If you've never taken up arms in the Kohan universe, this is your second chance to introduce yourself to a new brand of real-time strategy game--and you shouldn't miss it again.
Kohan: Ahriman's Gift is billed as a "stand-alone prequel" to this spring's excellent fantasy-themed real-time strategy game, Kohan: Immortal Sovereigns. Those who have never played Kohan: Immortal Sovereigns will find Ahriman's Gift a substantial revision of the old RTS build-and-rush formula, which introduces a slower pace and a focus on tactics. However, those who played the original will simply find the same game in a new package.
Kohan: Ahriman's Gift is not an expansion pack to the original game. Aside from the addition of some new units (like the crossbowman, who functions as a sort of heavy archer) and very minor tweaks to the original units, Ahriman's Gift plays just like Immortal Sovereigns. Ahriman's Gift does include new campaigns, but these seem easier to complete than the ones in the original, which had a few extremely difficult missions. For the most part, this is a rerelease with new maps, campaigns, and a few new multiplayer game types.
The Kohan game engine attempts to eliminate the frenetic pace and mouse-clicking that had become associated with so many real-time strategy games, as well as to introduce a strategic depth reminiscent of classic turn-based games. It succeeded in the former by organizing units into companies. Players choose the composition of the frontline and support units, and the company then functions as a single entity. Because you will have far fewer companies than other RTS games have units, micromanagement is greatly reduced, while the fact that each company has multiple units means that you still feel like you're commanding a substantial army. You can't give specific orders to the individual units, and you can't give orders to companies once they have become engaged in combat (except to order them to rout), and the result is a feeling of larger-scale strategy.

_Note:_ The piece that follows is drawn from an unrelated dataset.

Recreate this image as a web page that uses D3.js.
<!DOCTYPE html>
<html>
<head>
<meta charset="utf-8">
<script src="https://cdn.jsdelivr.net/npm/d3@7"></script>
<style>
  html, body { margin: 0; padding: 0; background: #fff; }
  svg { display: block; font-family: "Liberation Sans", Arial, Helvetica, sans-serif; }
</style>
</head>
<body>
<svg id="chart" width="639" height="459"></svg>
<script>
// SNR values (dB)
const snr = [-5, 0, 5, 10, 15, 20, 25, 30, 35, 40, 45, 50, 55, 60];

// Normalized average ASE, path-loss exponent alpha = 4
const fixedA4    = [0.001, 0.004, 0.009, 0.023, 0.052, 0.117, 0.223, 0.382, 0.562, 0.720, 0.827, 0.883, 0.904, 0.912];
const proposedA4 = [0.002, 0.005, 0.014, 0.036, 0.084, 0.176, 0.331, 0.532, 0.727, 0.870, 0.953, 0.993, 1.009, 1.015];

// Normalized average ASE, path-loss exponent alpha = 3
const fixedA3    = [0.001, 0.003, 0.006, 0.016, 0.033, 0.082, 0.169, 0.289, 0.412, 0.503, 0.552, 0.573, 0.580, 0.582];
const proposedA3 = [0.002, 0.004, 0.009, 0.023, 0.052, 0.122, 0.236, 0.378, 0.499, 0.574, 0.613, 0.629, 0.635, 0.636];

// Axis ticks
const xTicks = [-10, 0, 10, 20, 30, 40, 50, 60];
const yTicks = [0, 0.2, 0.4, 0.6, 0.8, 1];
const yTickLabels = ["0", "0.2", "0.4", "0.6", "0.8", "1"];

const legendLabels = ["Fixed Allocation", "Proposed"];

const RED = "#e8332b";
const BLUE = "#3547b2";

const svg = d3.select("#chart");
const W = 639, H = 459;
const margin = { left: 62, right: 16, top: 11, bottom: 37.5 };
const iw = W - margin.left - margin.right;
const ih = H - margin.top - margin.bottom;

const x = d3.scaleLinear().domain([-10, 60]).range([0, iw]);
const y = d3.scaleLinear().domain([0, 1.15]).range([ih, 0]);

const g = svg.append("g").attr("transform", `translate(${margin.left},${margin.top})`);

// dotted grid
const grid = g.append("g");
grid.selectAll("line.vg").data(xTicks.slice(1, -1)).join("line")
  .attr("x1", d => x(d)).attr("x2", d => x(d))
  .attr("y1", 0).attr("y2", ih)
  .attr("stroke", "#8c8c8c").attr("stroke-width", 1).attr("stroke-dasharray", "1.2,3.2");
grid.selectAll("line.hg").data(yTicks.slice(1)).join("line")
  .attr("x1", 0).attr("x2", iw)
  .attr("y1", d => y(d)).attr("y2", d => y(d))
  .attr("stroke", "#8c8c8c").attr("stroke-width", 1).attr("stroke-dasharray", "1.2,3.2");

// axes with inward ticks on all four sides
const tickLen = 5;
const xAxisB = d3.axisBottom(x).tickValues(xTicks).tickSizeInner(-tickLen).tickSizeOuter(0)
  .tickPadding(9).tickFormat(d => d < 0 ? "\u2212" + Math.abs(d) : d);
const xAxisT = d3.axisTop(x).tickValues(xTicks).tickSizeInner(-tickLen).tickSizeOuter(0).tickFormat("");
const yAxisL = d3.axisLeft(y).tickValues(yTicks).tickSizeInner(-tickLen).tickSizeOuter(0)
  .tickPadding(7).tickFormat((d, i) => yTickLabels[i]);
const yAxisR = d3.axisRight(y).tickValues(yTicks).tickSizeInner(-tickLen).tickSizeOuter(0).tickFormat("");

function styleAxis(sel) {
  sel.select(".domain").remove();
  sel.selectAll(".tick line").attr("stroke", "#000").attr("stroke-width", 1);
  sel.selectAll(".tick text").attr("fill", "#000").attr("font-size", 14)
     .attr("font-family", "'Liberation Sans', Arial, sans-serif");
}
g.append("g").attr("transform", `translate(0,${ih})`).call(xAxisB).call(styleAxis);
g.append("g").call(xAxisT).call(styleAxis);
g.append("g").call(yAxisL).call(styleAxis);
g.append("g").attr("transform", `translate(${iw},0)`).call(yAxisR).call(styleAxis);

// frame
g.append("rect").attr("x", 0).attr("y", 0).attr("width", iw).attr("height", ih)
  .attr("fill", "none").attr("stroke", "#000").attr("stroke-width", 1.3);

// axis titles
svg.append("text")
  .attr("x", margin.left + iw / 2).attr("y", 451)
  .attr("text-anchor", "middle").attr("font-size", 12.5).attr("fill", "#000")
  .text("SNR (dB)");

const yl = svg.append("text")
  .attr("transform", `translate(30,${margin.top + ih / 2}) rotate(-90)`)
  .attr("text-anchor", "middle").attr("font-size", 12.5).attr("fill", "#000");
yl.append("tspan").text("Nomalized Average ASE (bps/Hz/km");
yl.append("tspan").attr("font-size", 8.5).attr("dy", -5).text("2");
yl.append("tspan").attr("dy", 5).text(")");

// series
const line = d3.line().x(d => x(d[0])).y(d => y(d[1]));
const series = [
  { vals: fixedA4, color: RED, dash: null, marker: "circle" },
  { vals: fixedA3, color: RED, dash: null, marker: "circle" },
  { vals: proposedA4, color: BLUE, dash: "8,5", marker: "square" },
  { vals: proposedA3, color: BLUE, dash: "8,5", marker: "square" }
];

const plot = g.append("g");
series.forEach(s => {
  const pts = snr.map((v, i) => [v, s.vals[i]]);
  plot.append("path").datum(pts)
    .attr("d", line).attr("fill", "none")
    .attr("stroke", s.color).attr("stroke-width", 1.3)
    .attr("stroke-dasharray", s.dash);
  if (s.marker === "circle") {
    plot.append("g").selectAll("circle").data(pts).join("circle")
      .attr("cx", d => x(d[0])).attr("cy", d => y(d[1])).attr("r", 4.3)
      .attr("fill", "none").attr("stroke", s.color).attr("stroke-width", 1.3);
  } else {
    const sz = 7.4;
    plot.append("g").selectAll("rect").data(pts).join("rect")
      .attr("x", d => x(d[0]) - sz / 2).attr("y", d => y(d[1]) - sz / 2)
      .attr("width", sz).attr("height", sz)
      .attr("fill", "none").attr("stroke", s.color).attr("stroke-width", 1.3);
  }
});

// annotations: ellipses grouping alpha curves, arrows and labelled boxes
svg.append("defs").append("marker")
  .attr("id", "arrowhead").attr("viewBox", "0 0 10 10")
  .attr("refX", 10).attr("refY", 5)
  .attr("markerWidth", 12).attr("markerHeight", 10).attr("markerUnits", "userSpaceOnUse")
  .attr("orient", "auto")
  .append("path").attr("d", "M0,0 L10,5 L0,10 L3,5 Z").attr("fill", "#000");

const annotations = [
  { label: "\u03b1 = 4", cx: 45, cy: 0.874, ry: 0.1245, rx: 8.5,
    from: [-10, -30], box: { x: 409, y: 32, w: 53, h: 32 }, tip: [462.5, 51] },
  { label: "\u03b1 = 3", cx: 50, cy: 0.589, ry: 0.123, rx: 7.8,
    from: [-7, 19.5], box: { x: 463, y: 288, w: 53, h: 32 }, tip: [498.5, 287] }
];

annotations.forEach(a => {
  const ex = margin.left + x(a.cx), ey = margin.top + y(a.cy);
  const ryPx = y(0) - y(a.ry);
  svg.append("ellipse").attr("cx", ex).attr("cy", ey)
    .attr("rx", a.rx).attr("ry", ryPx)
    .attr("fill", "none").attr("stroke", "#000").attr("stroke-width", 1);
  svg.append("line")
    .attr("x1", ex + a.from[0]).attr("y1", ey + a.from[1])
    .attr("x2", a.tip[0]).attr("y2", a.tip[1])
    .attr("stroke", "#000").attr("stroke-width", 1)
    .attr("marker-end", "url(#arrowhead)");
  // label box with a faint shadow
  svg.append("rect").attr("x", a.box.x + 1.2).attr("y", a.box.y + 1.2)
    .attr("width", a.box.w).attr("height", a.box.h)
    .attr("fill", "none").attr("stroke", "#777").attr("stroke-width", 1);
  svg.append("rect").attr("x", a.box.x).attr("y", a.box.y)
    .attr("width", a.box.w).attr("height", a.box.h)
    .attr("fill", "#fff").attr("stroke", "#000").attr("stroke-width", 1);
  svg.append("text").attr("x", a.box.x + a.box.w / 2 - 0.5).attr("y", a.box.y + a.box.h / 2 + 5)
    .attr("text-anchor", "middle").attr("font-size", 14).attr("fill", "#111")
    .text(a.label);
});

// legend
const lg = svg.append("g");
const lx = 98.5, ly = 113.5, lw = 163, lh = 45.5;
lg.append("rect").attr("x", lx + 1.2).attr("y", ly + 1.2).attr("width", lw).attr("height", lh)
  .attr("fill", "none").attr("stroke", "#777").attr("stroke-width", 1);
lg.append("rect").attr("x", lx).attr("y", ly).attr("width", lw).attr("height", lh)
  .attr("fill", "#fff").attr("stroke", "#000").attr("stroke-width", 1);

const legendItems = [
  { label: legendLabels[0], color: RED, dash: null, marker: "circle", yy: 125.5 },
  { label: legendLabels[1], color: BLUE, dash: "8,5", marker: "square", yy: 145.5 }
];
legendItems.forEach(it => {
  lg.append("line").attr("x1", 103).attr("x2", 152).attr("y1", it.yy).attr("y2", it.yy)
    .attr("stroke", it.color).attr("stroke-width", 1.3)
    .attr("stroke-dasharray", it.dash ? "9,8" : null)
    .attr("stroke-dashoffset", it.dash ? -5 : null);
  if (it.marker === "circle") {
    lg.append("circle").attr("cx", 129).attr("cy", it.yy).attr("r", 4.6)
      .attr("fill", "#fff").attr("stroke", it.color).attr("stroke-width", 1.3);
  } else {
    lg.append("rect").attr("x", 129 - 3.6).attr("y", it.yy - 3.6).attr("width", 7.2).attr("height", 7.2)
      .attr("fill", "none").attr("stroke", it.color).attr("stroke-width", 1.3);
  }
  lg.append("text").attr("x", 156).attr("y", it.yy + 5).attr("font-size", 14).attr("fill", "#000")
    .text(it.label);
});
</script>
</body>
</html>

The focus on cities is imperfect, however. Because there are few on-map resources to control, cities are self-contained production engines that drive your war effort. In the Heroes of Might & Magic series, the turn-based system to which Kohan is sometimes compared, castles are essentially useless without the special resources that can be found only in mines scattered across the map, and simply marching from castle to castle does you little good if you don't have the resources to take advantage of a castle's production. Kohan's improvement-based system means that taking enemy cities will rapidly shift the balance of power in your direction, and the most effective way to do that is by massed force. In the end, there is less maneuvering and tactical gameplay than there could be.
A problem with the Kohan combat is that while units have certain special bonuses (for example, paladins are more effective against shadow units), these bonuses are not enough to overcome the standard real-time strategy focus on sheer numbers. Kohan is still about building the largest army (regardless of composition) and throwing it at the enemy. Hero units are also not powerful enough to make up for enemy numbers.
The last problem with Kohan is that it lacks atmosphere, and this hasn't changed with Ahriman's Gift. The fantasy setting seems rather flat, and the feeble back story doesn't really add anything to the game. The graphics, while clean and sharp, are also somewhat uninspired, and this is made worse by the small units that don't allow for the game to express much visual style. The appeal of Kohan is definitely in the gameplay.
The artificial intelligence in Ahriman's Gift is still remarkably good and will challenge the newcomer even on the easy level. The computer's tactics are generally quite good, and you'll find that just when you think you've concentrated an overwhelming force against your enemy, it has somehow managed to bring forces to bear against your weakest spot.
Whether or not you buy Ahriman's Gift has everything to do with how much you enjoyed Immortal Sovereigns in the first place--if you even played it at all. If you've never taken up arms in the Kohan universe, this is your second chance to introduce yourself to a new brand of real-time strategy game--and you shouldn't miss it again. However, if you merely enjoyed Kohan: Immortal Sovereigns, full price is a lot to pay for a set of new campaigns. And if you absolutely loved the original, then you probably already own Ahriman's Gift, so you don't count.